Write These Words


The Israelites are supposed to write all the words of the law on the stones that are set up and plastered together, permanently. They are to write them plainly.

Do you keep God’s law before you? Do you know His Word plainly? Do you ever write out verses in your own words or rephrase them in your own way?

I don’t mean changing Scripture or making it suit your needs, but I do mean putting God’s truth in your mind and heart and mouth by making it your own, repeating it in your own way.

For instance, when Jesus taught the disciples to pray, He didn’t say, “Repeat this prayer.” He gave an example of how to pray, an example of the manner in which to pray.

You can pray, “Lord, your will be done on earth as it is in heaven.” But you could also pray, “Lord, let your will be done in my life and in my home as it is in heaven.”

Sometimes for personal Bible study, I write out verses, maybe just a couple of verses on a page.

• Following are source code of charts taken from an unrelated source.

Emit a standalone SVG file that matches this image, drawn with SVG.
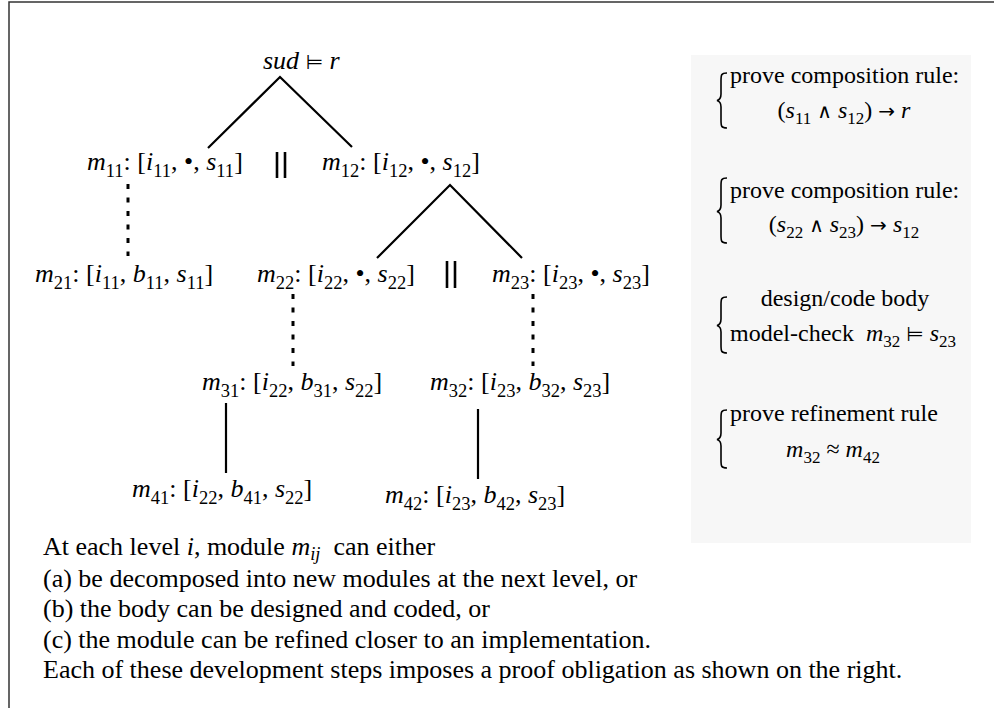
<svg xmlns="http://www.w3.org/2000/svg" width="994" height="708" viewBox="0 0 994 708">
<style>
text{font-family:"Liberation Serif","Times New Roman",serif;font-size:26px;fill:#000}
.i{font-style:italic}
.sub{font-size:18.5px}
.sym{font-family:"DejaVu Sans",sans-serif;font-size:20px}
.edge{stroke:#000;stroke-width:2.2;fill:none}
.dot{stroke:#000;stroke-width:3;stroke-dasharray:5 8.5;fill:none}
.par{stroke:#000;stroke-width:2.6}
.brace{stroke:#000;stroke-width:1.6;fill:none}
.c{text-anchor:middle}
.p text{font-size:24px}
.p .sub{font-size:17px}
</style>
<rect x="9" y="2" width="1000" height="720" fill="#fff" stroke="#333" stroke-width="1.5"/>
<rect x="691" y="55" width="280" height="488" fill="#f7f7f7"/>
<g id="connectors">
<path class="edge" d="M208,148 L280,77 L352,147"/>
<path class="edge" d="M377,258 L450,185 L522,258"/>
<line class="dot" x1="128" y1="184" x2="128" y2="256"/>
<line class="dot" x1="293" y1="294" x2="293" y2="366"/>
<line class="dot" x1="533" y1="294" x2="533" y2="366"/>
<line class="edge" x1="226" y1="403" x2="226" y2="473" stroke-width="2.6"/>
<line class="edge" x1="478" y1="409" x2="478" y2="479" stroke-width="2.6"/>
<line class="par" x1="277" y1="152" x2="277" y2="178"/>
<line class="par" x1="285" y1="152" x2="285" y2="178"/>
<line class="par" x1="447" y1="261" x2="447" y2="288"/>
<line class="par" x1="455" y1="261" x2="455" y2="288"/>
</g>
<g id="root"><text x="263" y="69"><tspan class="i">sud</tspan> <tspan class="sym">⊨</tspan> <tspan class="i">r</tspan></text></g>
<g id="m11"><text x="87" y="170"><tspan class="i">m</tspan><tspan class="sub" dy="7">11</tspan><tspan dy="-7">: [</tspan><tspan class="i">i</tspan><tspan class="sub" dy="7">11</tspan><tspan dy="-7">, •, </tspan><tspan class="i">s</tspan><tspan class="sub" dy="7">11</tspan><tspan dy="-7">]</tspan></text></g>
<g id="m12"><text x="322" y="170"><tspan class="i">m</tspan><tspan class="sub" dy="7">12</tspan><tspan dy="-7">: [</tspan><tspan class="i">i</tspan><tspan class="sub" dy="7">12</tspan><tspan dy="-7">, •, </tspan><tspan class="i">s</tspan><tspan class="sub" dy="7">12</tspan><tspan dy="-7">]</tspan></text></g>
<g id="m21"><text x="35" y="282"><tspan class="i">m</tspan><tspan class="sub" dy="7">21</tspan><tspan dy="-7">: [</tspan><tspan class="i">i</tspan><tspan class="sub" dy="7">11</tspan><tspan dy="-7">, </tspan><tspan class="i">b</tspan><tspan class="sub" dy="7">11</tspan><tspan dy="-7">, </tspan><tspan class="i">s</tspan><tspan class="sub" dy="7">11</tspan><tspan dy="-7">]</tspan></text></g>
<g id="m22"><text x="257" y="282"><tspan class="i">m</tspan><tspan class="sub" dy="7">22</tspan><tspan dy="-7">: [</tspan><tspan class="i">i</tspan><tspan class="sub" dy="7">22</tspan><tspan dy="-7">, •, </tspan><tspan class="i">s</tspan><tspan class="sub" dy="7">22</tspan><tspan dy="-7">]</tspan></text></g>
<g id="m23"><text x="492" y="282"><tspan class="i">m</tspan><tspan class="sub" dy="7">23</tspan><tspan dy="-7">: [</tspan><tspan class="i">i</tspan><tspan class="sub" dy="7">23</tspan><tspan dy="-7">, •, </tspan><tspan class="i">s</tspan><tspan class="sub" dy="7">23</tspan><tspan dy="-7">]</tspan></text></g>
<g id="m31"><text x="202" y="390"><tspan class="i">m</tspan><tspan class="sub" dy="7">31</tspan><tspan dy="-7">: [</tspan><tspan class="i">i</tspan><tspan class="sub" dy="7">22</tspan><tspan dy="-7">, </tspan><tspan class="i">b</tspan><tspan class="sub" dy="7">31</tspan><tspan dy="-7">, </tspan><tspan class="i">s</tspan><tspan class="sub" dy="7">22</tspan><tspan dy="-7">]</tspan></text></g>
<g id="m32"><text x="430" y="390"><tspan class="i">m</tspan><tspan class="sub" dy="7">32</tspan><tspan dy="-7">: [</tspan><tspan class="i">i</tspan><tspan class="sub" dy="7">23</tspan><tspan dy="-7">, </tspan><tspan class="i">b</tspan><tspan class="sub" dy="7">32</tspan><tspan dy="-7">, </tspan><tspan class="i">s</tspan><tspan class="sub" dy="7">23</tspan><tspan dy="-7">]</tspan></text></g>
<g id="m41"><text x="132" y="497"><tspan class="i">m</tspan><tspan class="sub" dy="7">41</tspan><tspan dy="-7">: [</tspan><tspan class="i">i</tspan><tspan class="sub" dy="7">22</tspan><tspan dy="-7">, </tspan><tspan class="i">b</tspan><tspan class="sub" dy="7">41</tspan><tspan dy="-7">, </tspan><tspan class="i">s</tspan><tspan class="sub" dy="7">22</tspan><tspan dy="-7">]</tspan></text></g>
<g id="m42"><text x="385" y="503"><tspan class="i">m</tspan><tspan class="sub" dy="7">42</tspan><tspan dy="-7">: [</tspan><tspan class="i">i</tspan><tspan class="sub" dy="7">23</tspan><tspan dy="-7">, </tspan><tspan class="i">b</tspan><tspan class="sub" dy="7">42</tspan><tspan dy="-7">, </tspan><tspan class="i">s</tspan><tspan class="sub" dy="7">23</tspan><tspan dy="-7">]</tspan></text></g>
<g id="obligations" class="p">
<path class="brace" d="M727,73 C721,73 721,75 721,81 L721,94 C721,98 719,100 717,100.5 C719,101 721,103 721,107 L721,120 C721,126 721,128 727,128"/>
<path class="brace" d="M727,178 C721,178 721,180 721,186 L721,205 C721,209 719,211 717,211.5 C719,212 721,214 721,218 L721,235 C721,241 721,243 727,243"/>
<path class="brace" d="M727,297 C721,297 721,299 721,305 L721,319 C721,323 719,325 717,325.5 C719,326 721,328 721,332 L721,345 C721,351 721,353 727,353"/>
<path class="brace" d="M727,410 C721,410 721,412 721,418 L721,433 C721,437 719,439 717,439.5 C719,440 721,442 721,446 L721,460 C721,466 721,468 727,468"/>
<text x="730" y="83">prove composition rule:</text>
<text x="844" y="118" class="c">(<tspan class="i">s</tspan><tspan class="sub" dy="6">11</tspan><tspan dy="-6"> </tspan><tspan class="sym" font-size="18">∧</tspan> <tspan class="i">s</tspan><tspan class="sub" dy="6">12</tspan><tspan dy="-6">) </tspan><tspan class="sym" font-size="25">→</tspan> <tspan class="i">r</tspan></text>
<text x="730" y="198">prove composition rule:</text>
<text x="844" y="232" class="c">(<tspan class="i">s</tspan><tspan class="sub" dy="6">22</tspan><tspan dy="-6"> </tspan><tspan class="sym" font-size="18">∧</tspan> <tspan class="i">s</tspan><tspan class="sub" dy="6">23</tspan><tspan dy="-6">) </tspan><tspan class="sym" font-size="25">→</tspan> <tspan class="i">s</tspan><tspan class="sub" dy="6">12</tspan></text>
<text x="845" y="306" class="c">design/code body</text>
<text x="730" y="341" xml:space="preserve">model-check  <tspan class="i">m</tspan><tspan class="sub" dy="6">32</tspan><tspan dy="-6"> </tspan><tspan class="sym">⊨</tspan> <tspan class="i">s</tspan><tspan class="sub" dy="6">23</tspan></text>
<text x="730" y="421">prove refinement rule</text>
<text x="833" y="457" class="c"><tspan class="i">m</tspan><tspan class="sub" dy="6">32</tspan><tspan dy="-6"> ≈ </tspan><tspan class="i">m</tspan><tspan class="sub" dy="6">42</tspan></text>
</g>
<g id="caption">
<text x="43" y="555">At each level <tspan class="i">i</tspan>, module <tspan class="i">m</tspan><tspan class="sub i" dy="4.5">ij</tspan><tspan dy="-4.5" xml:space="preserve">  can either</tspan></text>
<text x="43" y="587">(a) be decomposed into new modules at the next level, or</text>
<text x="43" y="617">(b) the body can be designed and coded, or</text>
<text x="43" y="648">(c) the module can be refined closer to an implementation.</text>
<text x="43" y="678">Each of these development steps imposes a proof obligation as shown on the right.</text>
</g>
</svg>
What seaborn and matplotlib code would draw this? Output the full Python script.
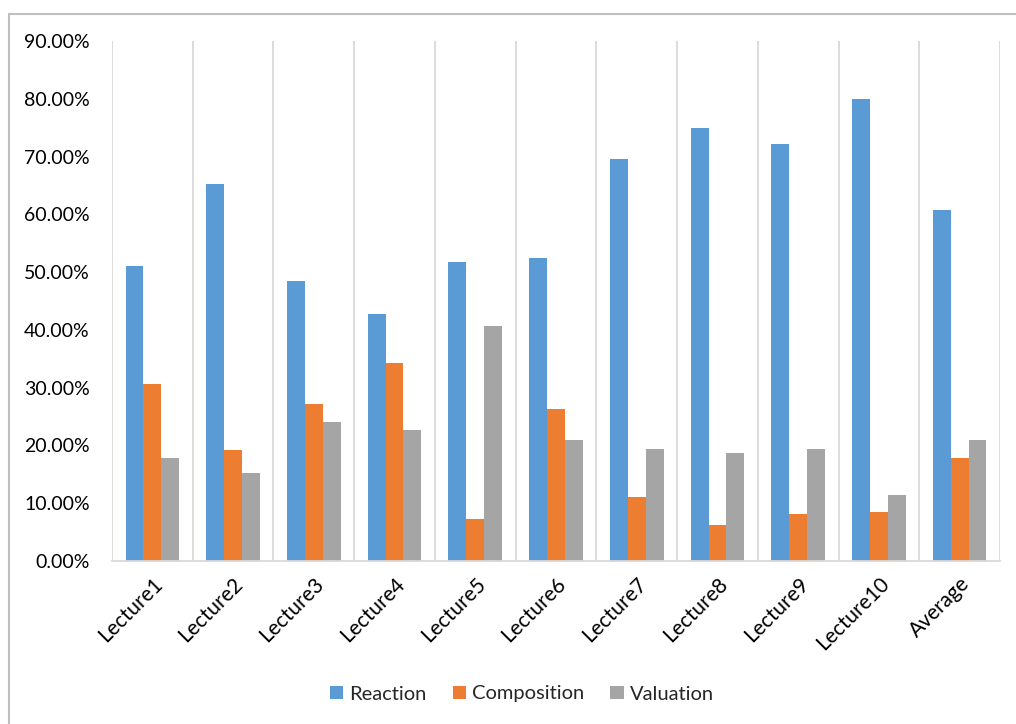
import matplotlib
matplotlib.use("Agg")
import matplotlib.pyplot as plt
from matplotlib.patches import Rectangle
from matplotlib.ticker import PercentFormatter, FixedLocator
import seaborn as sns
import pandas as pd

# Share of each question type per lecture (percent)
lectures = ["Lecture1", "Lecture2", "Lecture3", "Lecture4", "Lecture5", "Lecture6",
            "Lecture7", "Lecture8", "Lecture9", "Lecture10", "Average"]
reaction = [51.1, 65.3, 48.5, 42.7, 51.7, 52.5, 69.5, 74.9, 72.2, 80.0, 60.8]
composition = [30.6, 19.2, 27.2, 34.2, 7.3, 26.3, 11.1, 6.2, 8.2, 8.5, 17.8]
valuation = [17.8, 15.3, 24.1, 22.7, 40.6, 20.9, 19.4, 18.7, 19.4, 11.4, 21.0]
measures = ["Reaction", "Composition", "Valuation"]
colors = ["#5B9BD5", "#ED7D31", "#A5A5A5"]

df = pd.DataFrame({
    "Lecture": lectures * 3,
    "Measure": [m for m in measures for _ in lectures],
    "Share": reaction + composition + valuation,
})

sns.set_theme(style="white")
plt.rcParams["font.family"] = ["Lato", "DejaVu Sans"]

fig = plt.figure(figsize=(10.16, 7.24), dpi=100)
ax = fig.add_axes([112 / 1016, 1 - 561 / 724, (1000 - 112) / 1016, (561 - 41) / 724])

sns.barplot(data=df, x="Lecture", y="Share", hue="Measure", order=lectures,
            hue_order=measures, palette=colors, saturation=1, width=0.665,
            gap=0, linewidth=0, ax=ax)

ax.set_xlim(-0.5, len(lectures) - 0.5)
ax.set_ylim(0, 90)
ax.set_yticks(range(0, 91, 10))
ax.yaxis.set_major_formatter(PercentFormatter(decimals=2))
ax.set_xlabel("")
ax.set_ylabel("")

# Category separators instead of horizontal gridlines
ax.xaxis.set_minor_locator(FixedLocator([i - 0.5 for i in range(len(lectures) + 1)]))
ax.grid(False)
ax.grid(True, which="minor", axis="x", color="#D9D9D9", linewidth=1.3)
for side in ["top", "right", "left"]:
    ax.spines[side].set_visible(False)
ax.spines["bottom"].set_color("#D9D9D9")
ax.spines["bottom"].set_linewidth(1.3)
ax.set_axisbelow(True)

ax.tick_params(axis="both", which="both", length=0)
ax.tick_params(axis="y", labelsize=14, pad=16, colors="#000000")
ax.tick_params(axis="x", labelsize=15, pad=9, colors="#000000")
for lbl in ax.get_xticklabels():
    lbl.set_rotation(45)
    lbl.set_ha("right")
    lbl.set_rotation_mode("anchor")

handles, labels = ax.get_legend_handles_labels()
ax.legend_.remove()
fig.legend(handles, labels, loc="center", bbox_to_anchor=(522 / 1016, 1 - 694 / 724),
           ncol=3, frameon=False, fontsize=14.5, handlelength=0.65, handleheight=0.65,
           handletextpad=0.3, columnspacing=1.3)

# Chart-area frame
fig.patches.append(Rectangle((8.5 / 1016, -0.05), 1.1, 0.05 + 1 - 13.5 / 724,
                             transform=fig.transFigure, fill=False,
                             edgecolor="#BFBFBF", linewidth=1.5))

fig.savefig("out.png", dpi=100, facecolor="white")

I don’t write them normally, though. I write things that go together, maybe under each other, and things like that. Then I underline things in various colors, like red for a command. Then at the bottom of the page I write out what I think the verses are saying, summarize them.

When I get to the end of the book, I’ll write a summary of the book.

I’m currently working on memorizing Ephesians. There’s no need to memorize exactly one translation. There are many translations. I don’t need to know one of them. I am after God’s words, not a translation. When there is just one too many “according to“or other such awkward phrasings at times, I adapt it. I’m not changing God’s Word. I’m putting it in my heart. It needs to go in how I will understand and be able to hold onto it. Recite God’s Word with feeling, not with rote memory. Say it like you mean it.

Repeating God’s words to yourself is in a way exactly what it means to meditate on them. Get God’s Word in front of you and on your heart and mind.